About
I received my B.S. in Civil Engineering from the University of Maine in 2015, and spent the last 5 years as a board certified Nuclear Test Engineer for the United States Navy.
What excites me the most is software engineering, learning something new, and utilizing it to make a positive contribution.
Projects
Learncentive
An automated, tutoring web application.
Users select a subject to practice, and solve problems to improve their skills. The difficulty of the problems presented to the user is adjusted based on their performance. Advertising revenue is donated to charity in proportion to the amount of correct answers; in this way, the user is incentivized to learn.
Technologies
Python, Flask, React, REST API, PostgreSQL
Technical Overview
Problem content is randomly generated and formatted during the Flask request, based on rules defined for each type of problem in the Python application code. Flask serves these problem sets to the client via a REST API. When a problem set is returned via the same API, it’s graded. The grade then dictates the difficulty level of the problem set to serve next for that particular subject.
React works from within a Flask template to iteratively display problem sets for the user to interact with. Once a problem set is exhausted a request to the Backend API is made and a new set is returned to the user.

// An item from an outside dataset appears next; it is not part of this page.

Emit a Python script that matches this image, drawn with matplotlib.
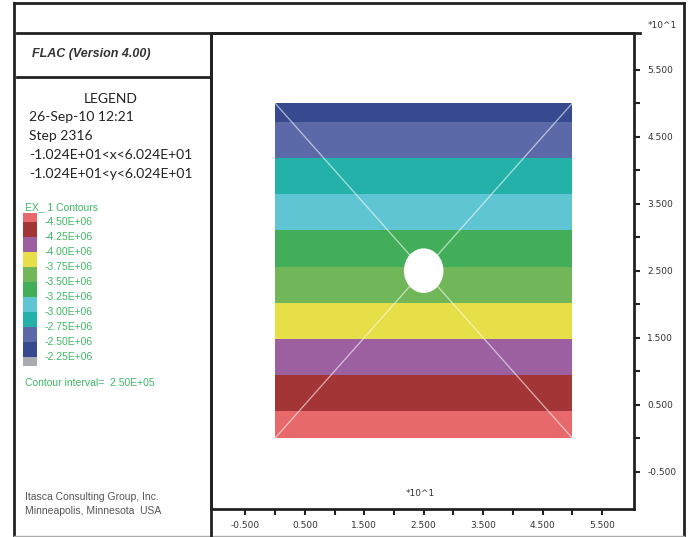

A PostgreSQL database is used to store user account information and current grades for a particular subject. Upon a request for the first problem set in a user session, the past grades achieved in that subject are fetched from the database in order to build the problem set.
Interesting Bits
This application contains a random math problem generator. Part of the challenge here is generating random numbers in a time efficient way. A naive approach would be to invoke python’s randint function every time an integer is needed for an arithmetic problem. For example:
from random import randint
def generate_addition_problem():
first = randint(1,10)
second = randint(1,10)
problem_string = '{}+{}'.format(first, second)
return problem_string
Instead I approximated the distribution you would otherwise get when using randint by caching a list of pre-generated random integers. These numbers can be used over multiple Flask request contexts and accessed in the problem generator function using a global index. The global index to access the cached list is initialized with a random integer at the start of the request to ensure that the integers being used are different with each request. In this way, the amount of random numbers actually generated per request is reduced to once per Flask request context, regardless of the amount of problems requested:
from learncentive.problem_generation import config
index = config.cache_index
def generate_addition_problem():
first, second = _get_integers_from_cache(values_needed=2, cache_index=index)

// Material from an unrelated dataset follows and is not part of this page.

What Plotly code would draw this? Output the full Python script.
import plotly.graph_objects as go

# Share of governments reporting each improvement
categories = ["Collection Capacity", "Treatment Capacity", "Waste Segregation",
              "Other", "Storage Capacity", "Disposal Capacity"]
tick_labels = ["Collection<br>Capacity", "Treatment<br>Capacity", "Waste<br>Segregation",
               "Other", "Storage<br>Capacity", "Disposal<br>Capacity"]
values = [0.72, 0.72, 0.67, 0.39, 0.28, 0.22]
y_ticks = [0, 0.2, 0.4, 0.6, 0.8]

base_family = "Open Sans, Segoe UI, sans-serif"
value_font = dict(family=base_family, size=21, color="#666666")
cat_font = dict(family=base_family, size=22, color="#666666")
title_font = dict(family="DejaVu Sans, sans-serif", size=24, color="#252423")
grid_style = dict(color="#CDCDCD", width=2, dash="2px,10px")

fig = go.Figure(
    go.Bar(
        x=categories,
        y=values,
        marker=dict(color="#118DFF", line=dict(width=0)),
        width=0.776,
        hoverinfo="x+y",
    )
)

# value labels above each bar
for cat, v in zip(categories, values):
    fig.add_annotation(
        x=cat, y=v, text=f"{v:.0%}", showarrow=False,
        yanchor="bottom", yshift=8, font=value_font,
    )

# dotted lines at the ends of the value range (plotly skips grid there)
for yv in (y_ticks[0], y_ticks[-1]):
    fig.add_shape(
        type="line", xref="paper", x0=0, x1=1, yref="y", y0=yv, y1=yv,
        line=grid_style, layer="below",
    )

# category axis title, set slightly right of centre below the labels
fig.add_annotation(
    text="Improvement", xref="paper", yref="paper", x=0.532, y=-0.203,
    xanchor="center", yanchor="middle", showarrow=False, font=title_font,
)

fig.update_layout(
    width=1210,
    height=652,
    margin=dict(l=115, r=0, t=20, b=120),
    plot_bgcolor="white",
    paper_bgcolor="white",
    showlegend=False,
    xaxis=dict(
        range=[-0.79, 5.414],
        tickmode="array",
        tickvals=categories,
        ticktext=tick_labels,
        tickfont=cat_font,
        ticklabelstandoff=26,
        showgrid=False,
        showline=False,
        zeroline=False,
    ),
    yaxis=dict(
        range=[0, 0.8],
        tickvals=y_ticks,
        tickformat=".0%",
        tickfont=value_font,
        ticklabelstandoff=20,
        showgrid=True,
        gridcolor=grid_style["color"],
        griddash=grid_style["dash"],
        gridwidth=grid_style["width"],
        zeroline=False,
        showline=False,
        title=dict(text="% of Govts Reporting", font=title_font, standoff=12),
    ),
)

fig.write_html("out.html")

problem_string = '{}+{}'.format(first, second)
return problem_string
Here the get_integers_from_cache function also increments the cache index
Curiosities
Langdict
Transforming lexicons into acyclic graphs.
Technologies
Python, NetworkX
Background
After a trip to Italy in 2018, I heard my American friend speak fluent Italian while learning new Italian words on the fly. This made me wonder what the minimum required vocabulary to be fluent in a language is. As a fluent speaker of a language if you want to understand a new word, you can consult a dictionary like Merriam Webster, and read out a definition from within the context of your own language. The definition is made up of words that you may or may not know the definition of themselves. You in turn must look up these other words until all definitions are resolved by the words in your current vocabulary.
The natural implication to this is that there must be a set of words that are basic to the lexicon of a language, from which all other words definitions can be derived.

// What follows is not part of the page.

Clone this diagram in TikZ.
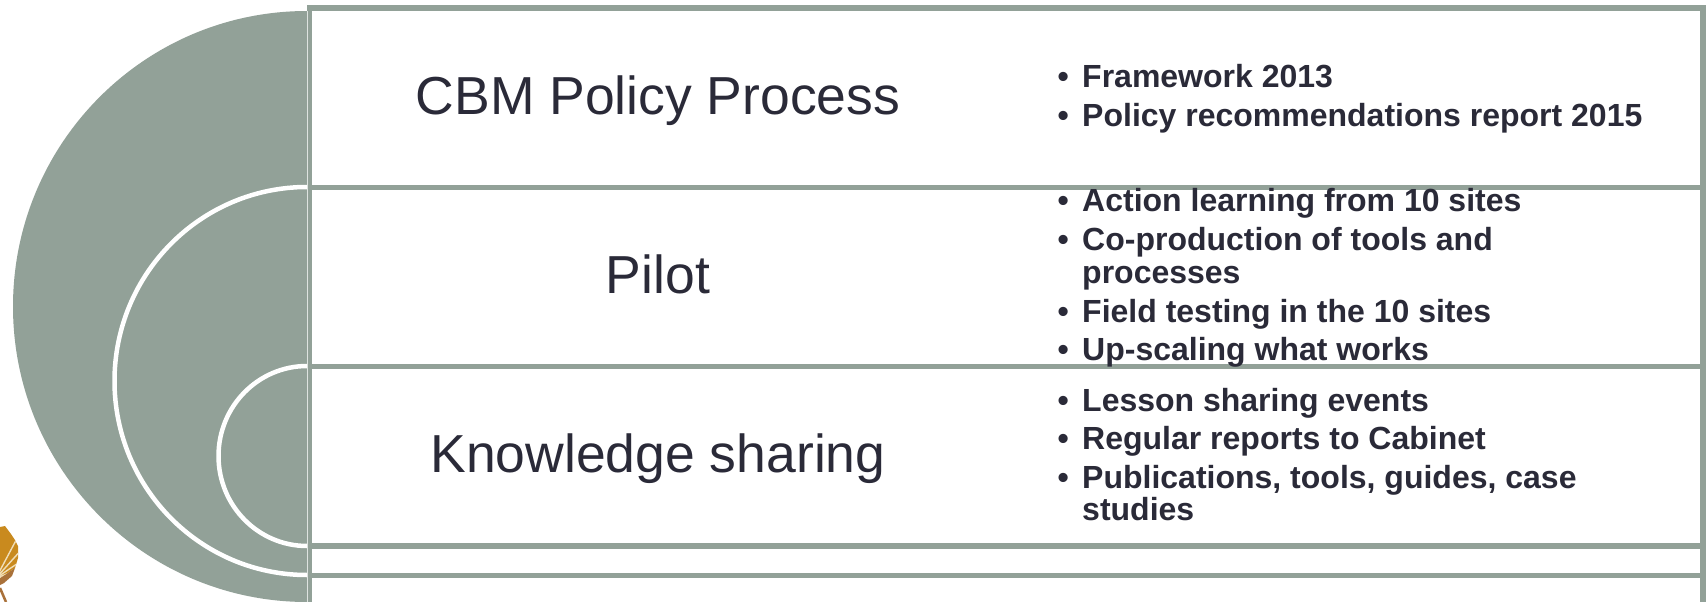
\documentclass[tikz,border=0pt]{standalone}
\usepackage{fontspec}
\setmainfont{Liberation Sans}
\definecolor{sage}{HTML}{92A198}
\definecolor{ink}{HTML}{2A2A38}
\definecolor{gold}{HTML}{C98A1E}
\definecolor{goldb}{HTML}{A9713A}
\definecolor{goldl}{HTML}{F0DDB8}
\tikzset{x=1pt,y=-1pt,
 panel/.style={draw=sage,line width=5.5pt,fill=white},
 title/.style={anchor=base,text=ink,inner sep=0pt,font=\fontsize{53.5}{60}\selectfont},
 item/.style={anchor=base west,text=ink,inner sep=0pt,font=\bfseries\fontsize{32}{36}\selectfont},
 ring/.style={draw=white,line width=4.5pt},
 frond/.style={draw=goldl,line width=1.4pt}}
\begin{document}
\begin{tikzpicture}
\useasboundingbox (0,0) rectangle (1706,602);
\fill[white] (0,0) rectangle (1706,602);
% logo
\fill[gold] (0,527) -- (5,526) -- (11,534) -- (15,540) -- (18,546) -- (18,558) -- (15,568) -- (6,574) -- (0,578) -- cycle;
\fill[goldb] (0,578) -- (6,574) -- (15,568) -- (12,576) -- (4,583) -- (0,585) -- cycle;
\begin{scope}
\clip (0,527) -- (5,526) -- (11,534) -- (15,540) -- (18,546) -- (18,558) -- (15,568) -- (0,578) -- cycle;
\foreach \a in {-62,-48,-34,-20,-6}
  \draw[frond] (-4,578) -- ++(\a:45);
\end{scope}
\draw[goldb,line width=2.5pt] (0,588) -- (6,602);
% panels
\draw[panel] (309.5,8) rectangle (1703,187.5);
\draw[panel] (309.5,187.5) rectangle (1703,366.5);
\draw[panel] (309.5,366.5) rectangle (1703,546);
\draw[panel] (309.5,546) rectangle (1703,575.5);
\draw[panel] (309.5,575.5) rectangle (1703,610);
% arcs
\fill[sage] (307,11) arc[start angle=-90,end angle=-270,x radius=294,y radius=295.5] -- cycle;
\draw[ring] (307,187) arc[start angle=-90,end angle=-270,x radius=192.5,y radius=194];
\draw[ring] (307,366) arc[start angle=-90,end angle=-270,x radius=88.5,y radius=90];
\draw[white!70!sage,line width=0.8pt] (307.2,11) -- (307.2,602);
% titles
\node[title] (t1) at (658,114) {CBM Policy Process};
\node[title] (t2) at (658,293) {Pilot};
\node[title] (t3) at (658,472) {Knowledge sharing};
% items
\foreach \n/\y/\b/\s in {
 a/88/1/Framework 2013,
 b/126.5/1/Policy recommendations report 2015,
 c/211/1/Action learning from 10 sites,
 d/250/1/Co-production of tools and,
 e/283/0/processes,
 f/322/1/Field testing in the 10 sites,
 g/360/1/Up-scaling what works,
 h/411/1/Lesson sharing events,
 i/449/1/Regular reports to Cabinet,
 j/488/1/{Publications, tools, guides, case},
 k/520/0/studies}{
  \node[item] (\n) at (1082,\y) {\s};
  \ifnum\b=1 \node[item] (b\n) at (1057.5,\y) {•}; \fi
}
\end{tikzpicture}
\end{document}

I chose to explore this using a data model that is a natural fit: a directed graph. Each word in a language dictionary is a vertex, with its directed edges pointing to the vertices (words) that it defines. For example, the word “the” as a vertex points to many other words as it’s used in many definitions.
After obtaining an english dictionary, cleaning the data, and loading it into a NetworkX Digraph, what is left is a directed graph with many cycles. Each cycle is a circular definition, which is exactly the pattern I was looking for. Finding all the words that are contained in cycles, and combining those cycles into multi-word vertices will produce a set of words that are circularly defined by each other (see strongly connected components), and that define all other words in the dictionary. In other words, we simply need to transform this directed cyclic graph, into an acyclic graph. The Python library NetworkX thankfully has builtins for this specific purpose:
g = nx.DiGraph()
nx.from_dict_of_lists(dict, create_using=g)
g = g.reverse()
scc = nx.strongly_connected_components(g)
G = nx.condensation(g, scc=scc)
The result is an acyclic graph with the first vertex being a set of words that can be used to define all others.
Interesting bits
I found that the particular dictionary used is very important. For example, the dictionary used in the langdict repository was The Online Plain Text English Dictionary. The number of definitions for each word and their long lengths made for a graph that didn’t condense enough to draw strong conclusions from the dataset.
Here is it’s definition of Sea among 4 other definitions:
“Sea (n.) An inland body of water, esp. if large or if salt or brackish; as, the Caspian Sea; the Sea of Aral; sometimes, a small fresh-water lake; as, the Sea of Galilee.”
Whereas the definition for Sea from the Simple English Wiktionary is:
“Sea (n.) A place with a large amount of salt water.””
In the future, wrangling data from a more concise dictionary would be a better choice.